PCI is a start. It may be helpful for really big merchants, especially those that transact on the web, but it needs more work for sure.
I absolutely agree with Martin and yourself. Even if it has flaws and may be providing for horrible habits, PCI is easily the biggest driver for security initiatives.
I posted about that lawsuit on my blog yesterday (http://www.terminal23.net/2009/06/cardsystems_files_suit_against.html) so I won’t drone on about it here, but I think this situation is going to hopefully expose some rather large elephants in the global room of corporate digital security.
Sadly, especially when addressing your points #1 and #2 above, the no-brainer solution is government mandating of certified audits with an oversight agency that performs them. This, then, means even private companies will probably have to be as transparent in their IT security as they are with financials. And yet, I don’t see that as a good thing any more than I see our current audit climate or a homogenous standard prescription for security as a good thing. Besides, no outside entity can possibly see everything in anything above an SMB. They’ll still only see what the company chooses to show them.
In an attempt to avoid gov’t oversight, the only other solution is: for corporations to pony up. I know it’s difficult and costly, but it all will have to start with hiring competent staff. You don’t need tools and licenses and half of the security industry we have today. You need the staff. Staff to make realistic decisions on what tools will be effective and necessary enough to purchase. Staff to make expert-level decisions on risk.

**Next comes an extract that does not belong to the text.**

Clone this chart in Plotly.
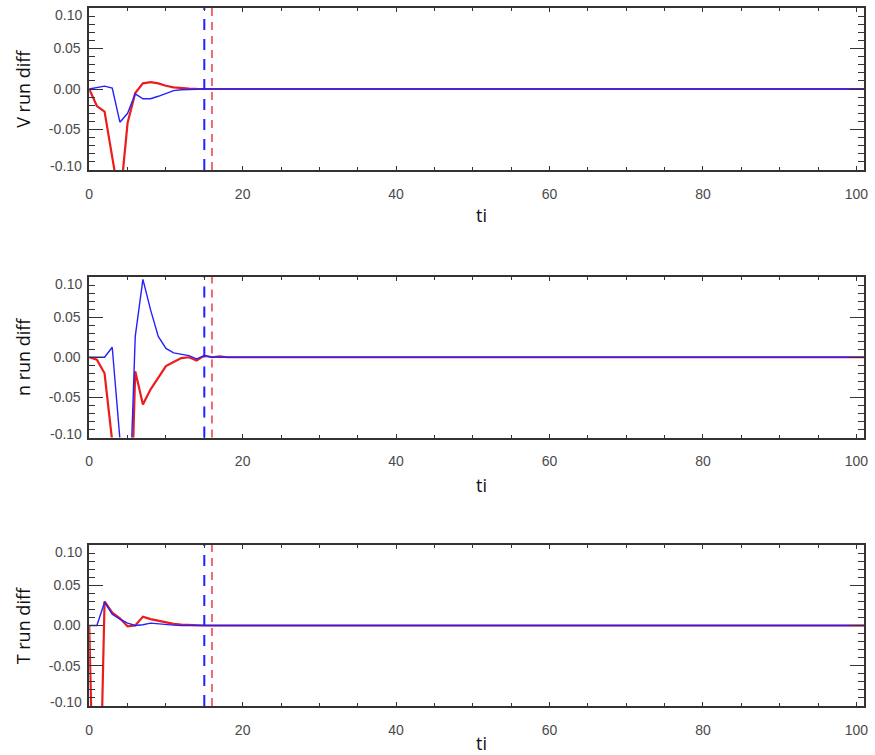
import plotly.graph_objects as go

# ---------------- data ----------------
ti = list(range(0, 102))
n_tail = 102 - 21

V_red = [0.0, -0.021, -0.028, -0.09, -0.14, -0.042, -0.005, 0.007, 0.0085, 0.007,
         0.004, 0.002, 0.001, 0.0005, 0.0002, 0.0, 0.0, 0.0, 0.0, 0.0, 0.0] + [0.0] * n_tail
V_blue = [0.0, 0.002, 0.0035, 0.001, -0.041, -0.030, -0.006, -0.012, -0.012, -0.009,
          -0.005, -0.002, -0.001, -0.0005, 0.0, 0.0, 0.0, 0.0, 0.0, 0.0, 0.0] + [0.0] * n_tail

n_red = [0.0, -0.003, -0.02, -0.105, -0.30, -0.35, -0.0175, -0.059, -0.040, -0.025,
         -0.011, -0.006, -0.001, 0.0, -0.004, 0.002, 0.0, 0.001, 0.0, 0.0, 0.0] + [0.0] * n_tail
n_blue = [0.0, 0.0, 0.0, 0.0125, -0.102, -0.254, 0.026, 0.097, 0.059, 0.026,
          0.011, 0.0055, 0.004, 0.002, -0.002, 0.002, 0.0, 0.0, 0.0, 0.0, 0.0] + [0.0] * n_tail

T_red = [0.0, -0.4, 0.030, 0.016, 0.009, -0.001, 0.0, 0.011, 0.008, 0.006,
         0.004, 0.002, 0.001, 0.0005, 0.0, 0.0, 0.0, 0.0, 0.0, 0.0, 0.0] + [0.0] * n_tail
T_blue = [0.0, 0.0, 0.029, 0.014, 0.008, 0.003, 0.0, 0.001, 0.003, 0.002,
          0.001, 0.0005, 0.0, 0.0, 0.0, 0.0, 0.0, 0.0, 0.0, 0.0, 0.0] + [0.0] * n_tail

panel_titles = ["V run diff", "n run diff", "T run diff"]
x_title = "ti"
blue_mark_t = 15
red_mark_t = 16

y_tickvals = [-0.10, -0.05, 0.0, 0.05, 0.10]
y_ticktext = ["", "-0.05", "0.00", "0.05", ""]
x_tickvals = [0, 20, 40, 60, 80, 100]
x_ticktext = ["0", "20", "40", "60", "80", "100"]

RED = "#ec1c1c"
BLUE = "#2222ff"
FRAME = "#333333"
LABEL = "#4a4a4a"

# ---------------- layout geometry (pixels) ----------------
W, H = 875, 755
x_left, x_right = 86, 868
panels_px = [(8, 170), (277, 437.5), (545, 706)]   # (top, bottom)
x_title_gap = [45, 47, 37]

fig = go.Figure()

series = [(V_red, V_blue), (n_red, n_blue), (T_red, T_blue)]
annotations = []
shapes = []

for i, ((red, blue), (top, bot)) in enumerate(zip(series, panels_px)):
    k = "" if i == 0 else str(i + 1)
    xa, ya = "x" + k, "y" + k
    fig.add_trace(go.Scatter(x=ti, y=red, mode="lines", line=dict(color=RED, width=2.2),
                             xaxis=xa, yaxis=ya, showlegend=False))
    fig.add_trace(go.Scatter(x=ti, y=blue, mode="lines", line=dict(color=BLUE, width=1.4),
                             xaxis=xa, yaxis=ya, showlegend=False))

    fig.layout["xaxis" + k] = dict(
        domain=[x_left / W, x_right / W], range=[0, 101], anchor=ya,
        showline=True, linecolor=FRAME, linewidth=1.5, mirror="ticks",
        ticks="inside", ticklen=4, tickcolor=FRAME, tickwidth=1,
        tickvals=x_tickvals, ticktext=x_ticktext,
        minor=dict(dtick=5, tick0=0, ticks="inside", ticklen=3, tickcolor=FRAME),
        showgrid=False, zeroline=False, ticklabelstandoff=10,
        tickfont=dict(family="Liberation Sans", size=14, color=LABEL),
    )
    fig.layout["yaxis" + k] = dict(
        domain=[1 - bot / H, 1 - top / H], range=[-0.1, 0.1], anchor=xa,
        showline=True, linecolor=FRAME, linewidth=1.5, mirror="ticks",
        ticks="inside", ticklen=14, tickcolor=FRAME, tickwidth=1,
        tickvals=y_tickvals, ticktext=y_ticktext,
        minor=dict(dtick=0.01, tick0=0, ticks="inside", ticklen=6, tickcolor=FRAME),
        showgrid=False, zeroline=False, ticklabelstandoff=4,
        tickfont=dict(family="Liberation Sans", size=14, color=LABEL),
    )

    # end labels of the y axis, pulled inside like the original
    for val, txt, ys in [(0.10, "0.10", -7), (-0.10, "-0.10", 4)]:
        annotations.append(dict(x=0, y=val, xref=xa, yref=ya, text=txt, showarrow=False,
                                xanchor="right", yanchor="middle", xshift=-5, yshift=ys,
                                font=dict(family="Liberation Sans", size=14, color=LABEL)))
    # y title
    annotations.append(dict(x=19 / W, y=1 - (top + bot) / 2 / H, xref="paper", yref="paper",
                            text=panel_titles[i], showarrow=False, textangle=-90,
                            xanchor="center", yanchor="middle",
                            font=dict(family="Open Sans", size=18, color="#111111")))
    # x title
    annotations.append(dict(x=(x_left + 396) / W, y=1 - (bot + x_title_gap[i]) / H,
                            xref="paper", yref="paper",
                            text=x_title, showarrow=False, xanchor="center", yanchor="middle",
                            font=dict(family="Open Sans", size=18, color="#111111")))

    # vertical dashed markers
    shapes.append(dict(type="line", xref=xa, yref=ya + " domain", x0=blue_mark_t, x1=blue_mark_t,
                       y0=0, y1=1, line=dict(color=BLUE, width=2, dash="11px,9px")))
    shapes.append(dict(type="line", xref=xa, yref=ya + " domain", x0=red_mark_t, x1=red_mark_t,
                       y0=0, y1=1, line=dict(color=RED, width=1.3, dash="8px,6px")))

fig.update_layout(
    width=W, height=H, margin=dict(l=0, r=0, t=0, b=0),
    paper_bgcolor="white", plot_bgcolor="white",
    annotations=annotations, shapes=shapes, showlegend=False,
)

fig.write_html("out.html", config={"displayModeBar": False})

All of this lawsuit/auditor/compliance stuff is grounded in pointing blame somewhere else. But the real deficiency is in corporations knowing what they need to do and what their risks are. That’s simply knowledge and staff. (“simply” is not meant to imply it is simple in practice…)
Another really small subtle shift that may come from this lawsuit, especially if the auditor is found negligent and has to pay for it, is in regards to a company’s own staff. If you look at logs all day and you miss an entry that signified a major breach, can you be sued by your employer? Perhaps not, but you certainly can be fired. But what does the company get in return? But if they outsource or rely on auditors, they have a method of recourse. This is bad news.
This can be very bad news because we, as a culture, are not dealing with the inevitability of security incidents well at all. All of this has a dark undertone that a single incident is negligent or a single mistake criminal.
Ooops, I droned on! 🙂
@alex that makes perfect sense. reminds me of the fact that control strength isn’t just a function of whether or not some box or software is installed. thx
@Jon – What the QSA does is just an audit, and it’s an audit big on binary control existence, not qualitative statements about management capabilities.
If you want to know “are we secure enough” (apologies to Dan Geer) then you need the latter and the former is simply one part of the evidence you might want to have around to develop statements around management capabilities.
In other words, we want to have knowledge about “secure” (state of knowledge) in order to understand “enough”. Because secure is relative to many factors (threat, compensating controls, actual impact) it is a derived value that lives in knowledge-space, not nature-space (like speed, it is a concept deduced based in observations of state of nature). So an audit standard is woefully inadequate to answer “secure enough”, or even more importantly, “if not secure enough, what do we then do?” which is a state of wisdom.
Alex, what the hell are you talking about? I mean that in a good way.
An excellent distinction
I don’t think PCI DSS needs fixing. It’s a fine audit standard.
Now using an audit standard as a state of knowledge rather than a state of nature, I’m not sure that’s something the market can fix.